Aim.
Repeat every line below exactly as it reads.

-- begin Dataset content --

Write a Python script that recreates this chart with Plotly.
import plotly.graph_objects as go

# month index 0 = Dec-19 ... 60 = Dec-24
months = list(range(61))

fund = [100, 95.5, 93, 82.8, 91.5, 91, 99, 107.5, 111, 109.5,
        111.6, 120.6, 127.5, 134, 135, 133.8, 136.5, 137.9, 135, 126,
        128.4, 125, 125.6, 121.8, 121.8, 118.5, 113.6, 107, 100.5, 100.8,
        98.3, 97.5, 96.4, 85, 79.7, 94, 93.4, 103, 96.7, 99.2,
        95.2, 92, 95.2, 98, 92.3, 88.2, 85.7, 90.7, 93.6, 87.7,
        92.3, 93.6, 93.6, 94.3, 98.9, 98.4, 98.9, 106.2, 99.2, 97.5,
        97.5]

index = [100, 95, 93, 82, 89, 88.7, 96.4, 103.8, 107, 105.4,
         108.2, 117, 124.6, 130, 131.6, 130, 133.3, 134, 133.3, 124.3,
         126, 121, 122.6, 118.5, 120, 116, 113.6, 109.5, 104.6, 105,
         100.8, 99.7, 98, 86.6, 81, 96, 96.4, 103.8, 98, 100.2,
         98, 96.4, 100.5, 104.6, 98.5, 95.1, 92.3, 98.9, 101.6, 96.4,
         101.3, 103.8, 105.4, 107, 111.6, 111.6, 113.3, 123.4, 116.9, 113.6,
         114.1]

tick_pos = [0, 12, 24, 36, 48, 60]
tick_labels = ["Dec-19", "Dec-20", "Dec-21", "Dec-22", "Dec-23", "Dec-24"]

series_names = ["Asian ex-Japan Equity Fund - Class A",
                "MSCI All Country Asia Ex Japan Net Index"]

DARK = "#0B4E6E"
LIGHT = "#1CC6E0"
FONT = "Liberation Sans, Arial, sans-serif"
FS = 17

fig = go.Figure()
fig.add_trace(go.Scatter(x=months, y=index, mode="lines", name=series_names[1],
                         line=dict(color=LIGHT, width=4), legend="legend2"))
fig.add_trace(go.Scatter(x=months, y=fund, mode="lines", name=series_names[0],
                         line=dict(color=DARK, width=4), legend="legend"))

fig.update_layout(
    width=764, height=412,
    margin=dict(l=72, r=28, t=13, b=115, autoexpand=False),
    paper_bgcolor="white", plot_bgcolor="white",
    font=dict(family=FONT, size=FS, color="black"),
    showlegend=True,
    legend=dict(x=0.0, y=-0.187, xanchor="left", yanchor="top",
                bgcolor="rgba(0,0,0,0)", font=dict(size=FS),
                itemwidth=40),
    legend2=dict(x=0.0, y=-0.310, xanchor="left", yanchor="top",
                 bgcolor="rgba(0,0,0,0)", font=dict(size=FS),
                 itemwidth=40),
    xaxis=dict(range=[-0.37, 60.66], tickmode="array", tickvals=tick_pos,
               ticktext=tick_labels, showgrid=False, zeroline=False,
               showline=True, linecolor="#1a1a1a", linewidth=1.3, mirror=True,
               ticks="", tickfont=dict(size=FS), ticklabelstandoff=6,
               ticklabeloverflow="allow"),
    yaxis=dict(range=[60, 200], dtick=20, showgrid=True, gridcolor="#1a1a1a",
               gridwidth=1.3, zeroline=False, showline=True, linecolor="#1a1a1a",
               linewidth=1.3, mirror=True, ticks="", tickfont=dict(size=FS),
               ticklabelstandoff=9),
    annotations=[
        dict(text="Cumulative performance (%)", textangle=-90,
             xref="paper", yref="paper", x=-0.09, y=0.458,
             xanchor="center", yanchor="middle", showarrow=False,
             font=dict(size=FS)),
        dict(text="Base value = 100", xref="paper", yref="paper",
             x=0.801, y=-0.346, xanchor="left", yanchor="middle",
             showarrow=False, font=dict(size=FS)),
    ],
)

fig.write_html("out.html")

-- end Dataset content --

Exercise result.
Write a Python script that recreates this chart with Plotly.
import plotly.graph_objects as go

# month index 0 = Dec-19 ... 60 = Dec-24
months = list(range(61))

fund = [100, 95.5, 93, 82.8, 91.5, 91, 99, 107.5, 111, 109.5,
        111.6, 120.6, 127.5, 134, 135, 133.8, 136.5, 137.9, 135, 126,
        128.4, 125, 125.6, 121.8, 121.8, 118.5, 113.6, 107, 100.5, 100.8,
        98.3, 97.5, 96.4, 85, 79.7, 94, 93.4, 103, 96.7, 99.2,
        95.2, 92, 95.2, 98, 92.3, 88.2, 85.7, 90.7, 93.6, 87.7,
        92.3, 93.6, 93.6, 94.3, 98.9, 98.4, 98.9, 106.2, 99.2, 97.5,
        97.5]

index = [100, 95, 93, 82, 89, 88.7, 96.4, 103.8, 107, 105.4,
         108.2, 117, 124.6, 130, 131.6, 130, 133.3, 134, 133.3, 124.3,
         126, 121, 122.6, 118.5, 120, 116, 113.6, 109.5, 104.6, 105,
         100.8, 99.7, 98, 86.6, 81, 96, 96.4, 103.8, 98, 100.2,
         98, 96.4, 100.5, 104.6, 98.5, 95.1, 92.3, 98.9, 101.6, 96.4,
         101.3, 103.8, 105.4, 107, 111.6, 111.6, 113.3, 123.4, 116.9, 113.6,
         114.1]

tick_pos = [0, 12, 24, 36, 48, 60]
tick_labels = ["Dec-19", "Dec-20", "Dec-21", "Dec-22", "Dec-23", "Dec-24"]

series_names = ["Asian ex-Japan Equity Fund - Class A",
                "MSCI All Country Asia Ex Japan Net Index"]

DARK = "#0B4E6E"
LIGHT = "#1CC6E0"
FONT = "Liberation Sans, Arial, sans-serif"
FS = 17

fig = go.Figure()
fig.add_trace(go.Scatter(x=months, y=index, mode="lines", name=series_names[1],
                         line=dict(color=LIGHT, width=4), legend="legend2"))
fig.add_trace(go.Scatter(x=months, y=fund, mode="lines", name=series_names[0],
                         line=dict(color=DARK, width=4), legend="legend"))

fig.update_layout(
    width=764, height=412,
    margin=dict(l=72, r=28, t=13, b=115, autoexpand=False),
    paper_bgcolor="white", plot_bgcolor="white",
    font=dict(family=FONT, size=FS, color="black"),
    showlegend=True,
    legend=dict(x=0.0, y=-0.187, xanchor="left", yanchor="top",
                bgcolor="rgba(0,0,0,0)", font=dict(size=FS),
                itemwidth=40),
    legend2=dict(x=0.0, y=-0.310, xanchor="left", yanchor="top",
                 bgcolor="rgba(0,0,0,0)", font=dict(size=FS),
                 itemwidth=40),
    xaxis=dict(range=[-0.37, 60.66], tickmode="array", tickvals=tick_pos,
               ticktext=tick_labels, showgrid=False, zeroline=False,
               showline=True, linecolor="#1a1a1a", linewidth=1.3, mirror=True,
               ticks="", tickfont=dict(size=FS), ticklabelstandoff=6,
               ticklabeloverflow="allow"),
    yaxis=dict(range=[60, 200], dtick=20, showgrid=True, gridcolor="#1a1a1a",
               gridwidth=1.3, zeroline=False, showline=True, linecolor="#1a1a1a",
               linewidth=1.3, mirror=True, ticks="", tickfont=dict(size=FS),
               ticklabelstandoff=9),
    annotations=[
        dict(text="Cumulative performance (%)", textangle=-90,
             xref="paper", yref="paper", x=-0.09, y=0.458,
             xanchor="center", yanchor="middle", showarrow=False,
             font=dict(size=FS)),
        dict(text="Base value = 100", xref="paper", yref="paper",
             x=0.801, y=-0.346, xanchor="left", yanchor="middle",
             showarrow=False, font=dict(size=FS)),
    ],
)

fig.write_html("out.html")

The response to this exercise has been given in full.